_STATED EXERCISE_
Make an exact copy of the records, with the pictures left out.
Start of INPUT ROWS
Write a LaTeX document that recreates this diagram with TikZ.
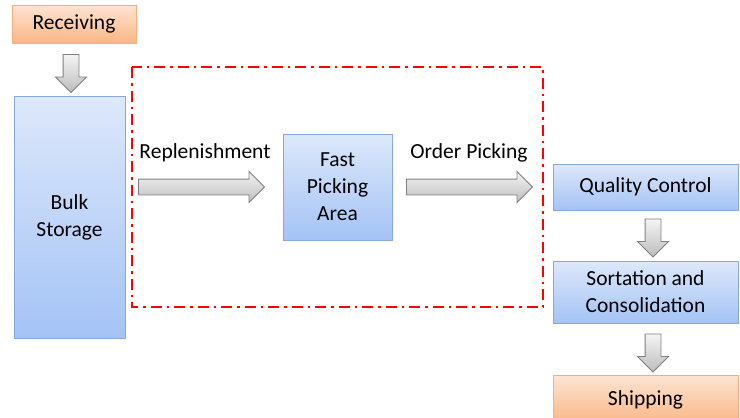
\documentclass[tikz,border=0pt]{standalone}
\usepackage{fontspec}
\setmainfont{Carlito}
\usetikzlibrary{shapes.arrows}
\definecolor{boxtop}{HTML}{DDE8FB}
\definecolor{boxbot}{HTML}{A4C3F5}
\definecolor{boxline}{HTML}{86A9DC}
\definecolor{endtop}{HTML}{FDE5D3}
\definecolor{endbot}{HTML}{FAB584}
\definecolor{endline}{HTML}{F7AE78}
\definecolor{arrtop}{HTML}{F4F4F4}
\definecolor{arrbot}{HTML}{BDBDBD}
\definecolor{arrline}{HTML}{7F7F7F}
\definecolor{zonered}{HTML}{FF0000}
\tikzset{
  x=1pt, y=-1pt,
  every node/.style={font=\fontsize{21.5}{27}\selectfont, align=center, text=black},
  stagebox/.style={rectangle, draw=boxline, line width=1pt, top color=boxtop, bottom color=boxbot, inner sep=2pt},
  endbox/.style={rectangle, draw=endline, line width=1pt, top color=endtop, bottom color=endbot, inner sep=2pt},
  flowarrow/.style={single arrow, draw=arrline, line width=0.9pt, top color=arrtop, bottom color=arrbot,
    single arrow head extend=7.5pt, single arrow tip angle=90},
  downflow/.style={flowarrow, shape border rotate=270, inner xsep=7.5pt, inner ysep=0pt, minimum height=38pt},
  rightflow/.style={flowarrow, inner xsep=0pt, inner ysep=7.5pt, minimum height=126pt},
  zone/.style={draw=zonered, line width=2.4pt, dash pattern=on 11pt off 5pt on 2.5pt off 5pt},
}
\begin{document}
\begin{tikzpicture}
\useasboundingbox (0,0) rectangle (740,418);

% stations of the warehouse flow
\node[endbox, minimum width=124pt, minimum height=38pt] (recv) at (74,24) {Receiving};
\node[stagebox, minimum width=111pt, minimum height=242pt] (bulk) at (69.5,217) {Bulk\\Storage};
\node[stagebox, minimum width=109pt, minimum height=106pt] (fast) at (337.5,187) {Fast\\Picking\\Area};
\node[stagebox, minimum width=185pt, minimum height=46pt] (qc) at (645.5,187) {Quality Control};
\node[stagebox, minimum width=185pt, minimum height=62pt] (sort) at (645.5,292) {Sortation and\\Consolidation};
\node[endbox, minimum width=185pt, minimum height=50pt] (ship) at (645.5,400) {Shipping};

% forward-picking zone
\coordinate (zoneA) at (132,67);
\coordinate (zoneB) at (543,307);
\draw[zone] (zoneA) rectangle (zoneB);

% block arrows between stations
\node[downflow] (a1) at (71,69.5) {};
\node[rightflow] (a2) at (197.5,187) {};
\node[rightflow] (a3) at (465.5,187) {};
\node[downflow] (a4) at (653,234) {};
\node[downflow] (a5) at (653,349) {};

% arrow captions
\node (lrep) at (205,153) {Replenishment};
\node (lord) at (469,153) {Order Picking};
\end{tikzpicture}
\end{document}
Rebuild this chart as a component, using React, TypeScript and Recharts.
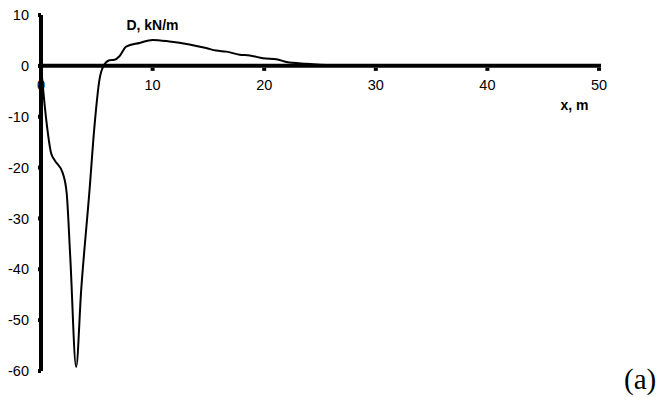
End of INPUT ROWS
_THE OUTPUT_
Write a LaTeX document that recreates this diagram with TikZ.
\documentclass[tikz,border=0pt]{standalone}
\usepackage{fontspec}
\setmainfont{Carlito}
\usetikzlibrary{shapes.arrows}
\definecolor{boxtop}{HTML}{DDE8FB}
\definecolor{boxbot}{HTML}{A4C3F5}
\definecolor{boxline}{HTML}{86A9DC}
\definecolor{endtop}{HTML}{FDE5D3}
\definecolor{endbot}{HTML}{FAB584}
\definecolor{endline}{HTML}{F7AE78}
\definecolor{arrtop}{HTML}{F4F4F4}
\definecolor{arrbot}{HTML}{BDBDBD}
\definecolor{arrline}{HTML}{7F7F7F}
\definecolor{zonered}{HTML}{FF0000}
\tikzset{
  x=1pt, y=-1pt,
  every node/.style={font=\fontsize{21.5}{27}\selectfont, align=center, text=black},
  stagebox/.style={rectangle, draw=boxline, line width=1pt, top color=boxtop, bottom color=boxbot, inner sep=2pt},
  endbox/.style={rectangle, draw=endline, line width=1pt, top color=endtop, bottom color=endbot, inner sep=2pt},
  flowarrow/.style={single arrow, draw=arrline, line width=0.9pt, top color=arrtop, bottom color=arrbot,
    single arrow head extend=7.5pt, single arrow tip angle=90},
  downflow/.style={flowarrow, shape border rotate=270, inner xsep=7.5pt, inner ysep=0pt, minimum height=38pt},
  rightflow/.style={flowarrow, inner xsep=0pt, inner ysep=7.5pt, minimum height=126pt},
  zone/.style={draw=zonered, line width=2.4pt, dash pattern=on 11pt off 5pt on 2.5pt off 5pt},
}
\begin{document}
\begin{tikzpicture}
\useasboundingbox (0,0) rectangle (740,418);

% stations of the warehouse flow
\node[endbox, minimum width=124pt, minimum height=38pt] (recv) at (74,24) {Receiving};
\node[stagebox, minimum width=111pt, minimum height=242pt] (bulk) at (69.5,217) {Bulk\\Storage};
\node[stagebox, minimum width=109pt, minimum height=106pt] (fast) at (337.5,187) {Fast\\Picking\\Area};
\node[stagebox, minimum width=185pt, minimum height=46pt] (qc) at (645.5,187) {Quality Control};
\node[stagebox, minimum width=185pt, minimum height=62pt] (sort) at (645.5,292) {Sortation and\\Consolidation};
\node[endbox, minimum width=185pt, minimum height=50pt] (ship) at (645.5,400) {Shipping};

% forward-picking zone
\coordinate (zoneA) at (132,67);
\coordinate (zoneB) at (543,307);
\draw[zone] (zoneA) rectangle (zoneB);

% block arrows between stations
\node[downflow] (a1) at (71,69.5) {};
\node[rightflow] (a2) at (197.5,187) {};
\node[rightflow] (a3) at (465.5,187) {};
\node[downflow] (a4) at (653,234) {};
\node[downflow] (a5) at (653,349) {};

% arrow captions
\node (lrep) at (205,153) {Replenishment};
\node (lord) at (469,153) {Order Picking};
\end{tikzpicture}
\end{document}
Rebuild this chart as a component, using React, TypeScript and Recharts.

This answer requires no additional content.